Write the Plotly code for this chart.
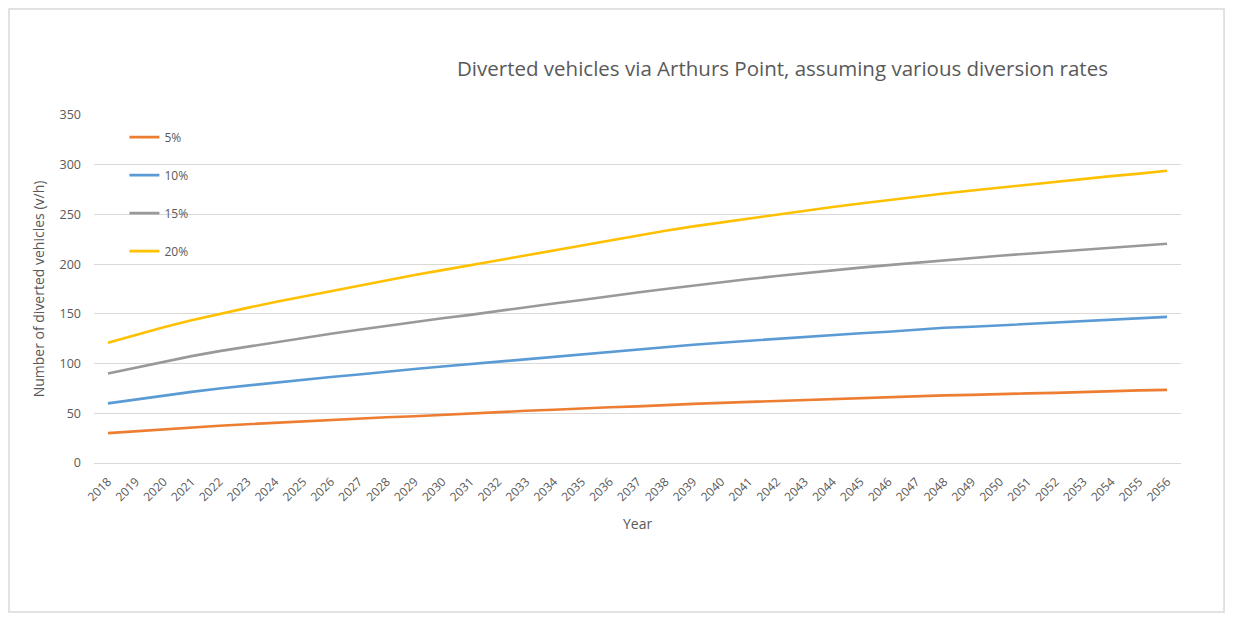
import plotly.graph_objects as go

years = list(range(2018, 2057))
tick_labels = [str(y) for y in years]

series_names = ["5%", "10%", "15%", "20%"]

rate_5 = [30, 32, 34, 36, 37.5, 39, 40.5, 42, 43, 44.5, 46, 47, 48.5, 50, 51, 52.5,
          53.5, 55, 56, 57, 58.5, 59.5, 60.5, 61.5, 62.5, 63.5, 64.5, 65.5, 66, 67,
          68, 68.5, 69.5, 70, 70.5, 71.5, 72, 73, 73.5]
rate_10 = [60, 64, 68, 71.5, 75, 78, 81, 84, 86.5, 89, 92, 94.5, 97, 99.5, 102, 104.5, 107,
           109.5, 112, 114, 116.5, 119, 121, 123, 125, 127, 129, 130.5, 132, 134, 136, 137,
           138.5, 140, 141, 142.5, 144, 146, 147]
rate_15 = [90, 96, 102, 107.5, 112.5, 117, 121.5, 126, 130, 134, 138, 142, 145.5, 149, 153,
           157, 160.5, 164, 168, 171.5, 175, 178.5, 182, 185, 188, 191, 194, 196.5, 199,
           201.5, 204, 206.5, 208.5, 210.5, 212.5, 214.5, 216.5, 218.5, 220.5]
rate_20 = [121, 129, 136.5, 143.5, 150, 156, 162, 167.5, 173, 178.5, 184, 189, 194, 199, 204,
           209, 214, 219, 224, 229, 233.5, 238, 242, 246, 250, 254, 257.5, 261, 264.5, 268,
           271, 274, 277, 280, 283, 286, 288.5, 291, 294]

values = [rate_5, rate_10, rate_15, rate_20]
colors = ["#ED7D31", "#5B9BD5", "#999999", "#FFC000"]

title_text = "Diverted vehicles via Arthurs Point, assuming various diversion rates"
y_title = "Number of diverted vehicles (v/h)"
x_title = "Year"

FONT = "'Open Sans', Lato, sans-serif"
TXT = "#595959"

fig = go.Figure()
for name, vals, col in zip(series_names, values, colors):
    fig.add_trace(go.Scatter(
        x=years, y=vals, name=name, mode="lines",
        line=dict(color=col, width=2.6),
        legendgroup=name,
    ))

fig.update_layout(
    width=1229, height=609,
    margin=dict(l=86, r=56, t=107, b=154),
    paper_bgcolor="white", plot_bgcolor="white",
    font=dict(family=FONT, color=TXT, size=11),
    showlegend=True,
    legend=dict(
        x=0.028, y=0.978, xanchor="left", yanchor="top",
        bgcolor="rgba(0,0,0,0)", borderwidth=0,
        font=dict(size=12, color=TXT, family=FONT),
        tracegroupgap=19, itemwidth=30,
    ),
    xaxis=dict(
        range=[2017.5, 2056.5],
        tickmode="array", tickvals=years, ticktext=tick_labels,
        tickangle=-45, showgrid=False, zeroline=False,
        showline=True, linecolor="#d9d9d9", linewidth=1,
        ticks="", ticklabelstandoff=6,
        tickfont=dict(size=12, color=TXT, family=FONT),
    ),
    yaxis=dict(
        range=[0, 350], dtick=50, showgrid=True, gridcolor="#d9d9d9", gridwidth=1,
        zeroline=False, showline=False, ticks="", ticklabelstandoff=12,
        tickfont=dict(size=12.5, color=TXT, family=FONT),
        title=dict(text=y_title, font=dict(size=14, color=TXT, family=FONT), standoff=11),
    ),
    annotations=[
        dict(text=title_text, x=0.633, y=1.135, xref="paper", yref="paper",
             xanchor="center", yanchor="middle", showarrow=False,
             font=dict(size=20.5, color=TXT, family=FONT)),
        dict(text=x_title, x=0.5, y=-0.175, xref="paper", yref="paper",
             xanchor="center", yanchor="middle", showarrow=False,
             font=dict(size=14, color=TXT, family=FONT)),
    ],
    shapes=[
        dict(type="rect", xref="paper", yref="paper",
             x0=-0.0782, x1=1.0396, y0=-0.428, y1=1.3046,
             line=dict(color="#d9d9d9", width=1.5), fillcolor="rgba(0,0,0,0)",
             layer="below"),
    ],
)

fig.write_html("out.html")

_ _ _ _ _ _ _

### Given instruction:
Pictures in the data above should not be copied; transcribe everything else exactly.

### Exercise solution:
Write the Plotly code for this chart.
import plotly.graph_objects as go

years = list(range(2018, 2057))
tick_labels = [str(y) for y in years]

series_names = ["5%", "10%", "15%", "20%"]

rate_5 = [30, 32, 34, 36, 37.5, 39, 40.5, 42, 43, 44.5, 46, 47, 48.5, 50, 51, 52.5,
          53.5, 55, 56, 57, 58.5, 59.5, 60.5, 61.5, 62.5, 63.5, 64.5, 65.5, 66, 67,
          68, 68.5, 69.5, 70, 70.5, 71.5, 72, 73, 73.5]
rate_10 = [60, 64, 68, 71.5, 75, 78, 81, 84, 86.5, 89, 92, 94.5, 97, 99.5, 102, 104.5, 107,
           109.5, 112, 114, 116.5, 119, 121, 123, 125, 127, 129, 130.5, 132, 134, 136, 137,
           138.5, 140, 141, 142.5, 144, 146, 147]
rate_15 = [90, 96, 102, 107.5, 112.5, 117, 121.5, 126, 130, 134, 138, 142, 145.5, 149, 153,
           157, 160.5, 164, 168, 171.5, 175, 178.5, 182, 185, 188, 191, 194, 196.5, 199,
           201.5, 204, 206.5, 208.5, 210.5, 212.5, 214.5, 216.5, 218.5, 220.5]
rate_20 = [121, 129, 136.5, 143.5, 150, 156, 162, 167.5, 173, 178.5, 184, 189, 194, 199, 204,
           209, 214, 219, 224, 229, 233.5, 238, 242, 246, 250, 254, 257.5, 261, 264.5, 268,
           271, 274, 277, 280, 283, 286, 288.5, 291, 294]

values = [rate_5, rate_10, rate_15, rate_20]
colors = ["#ED7D31", "#5B9BD5", "#999999", "#FFC000"]

title_text = "Diverted vehicles via Arthurs Point, assuming various diversion rates"
y_title = "Number of diverted vehicles (v/h)"
x_title = "Year"

FONT = "'Open Sans', Lato, sans-serif"
TXT = "#595959"

fig = go.Figure()
for name, vals, col in zip(series_names, values, colors):
    fig.add_trace(go.Scatter(
        x=years, y=vals, name=name, mode="lines",
        line=dict(color=col, width=2.6),
        legendgroup=name,
    ))

fig.update_layout(
    width=1229, height=609,
    margin=dict(l=86, r=56, t=107, b=154),
    paper_bgcolor="white", plot_bgcolor="white",
    font=dict(family=FONT, color=TXT, size=11),
    showlegend=True,
    legend=dict(
        x=0.028, y=0.978, xanchor="left", yanchor="top",
        bgcolor="rgba(0,0,0,0)", borderwidth=0,
        font=dict(size=12, color=TXT, family=FONT),
        tracegroupgap=19, itemwidth=30,
    ),
    xaxis=dict(
        range=[2017.5, 2056.5],
        tickmode="array", tickvals=years, ticktext=tick_labels,
        tickangle=-45, showgrid=False, zeroline=False,
        showline=True, linecolor="#d9d9d9", linewidth=1,
        ticks="", ticklabelstandoff=6,
        tickfont=dict(size=12, color=TXT, family=FONT),
    ),
    yaxis=dict(
        range=[0, 350], dtick=50, showgrid=True, gridcolor="#d9d9d9", gridwidth=1,
        zeroline=False, showline=False, ticks="", ticklabelstandoff=12,
        tickfont=dict(size=12.5, color=TXT, family=FONT),
        title=dict(text=y_title, font=dict(size=14, color=TXT, family=FONT), standoff=11),
    ),
    annotations=[
        dict(text=title_text, x=0.633, y=1.135, xref="paper", yref="paper",
             xanchor="center", yanchor="middle", showarrow=False,
             font=dict(size=20.5, color=TXT, family=FONT)),
        dict(text=x_title, x=0.5, y=-0.175, xref="paper", yref="paper",
             xanchor="center", yanchor="middle", showarrow=False,
             font=dict(size=14, color=TXT, family=FONT)),
    ],
    shapes=[
        dict(type="rect", xref="paper", yref="paper",
             x0=-0.0782, x1=1.0396, y0=-0.428, y1=1.3046,
             line=dict(color="#d9d9d9", width=1.5), fillcolor="rgba(0,0,0,0)",
             layer="below"),
    ],
)

fig.write_html("out.html")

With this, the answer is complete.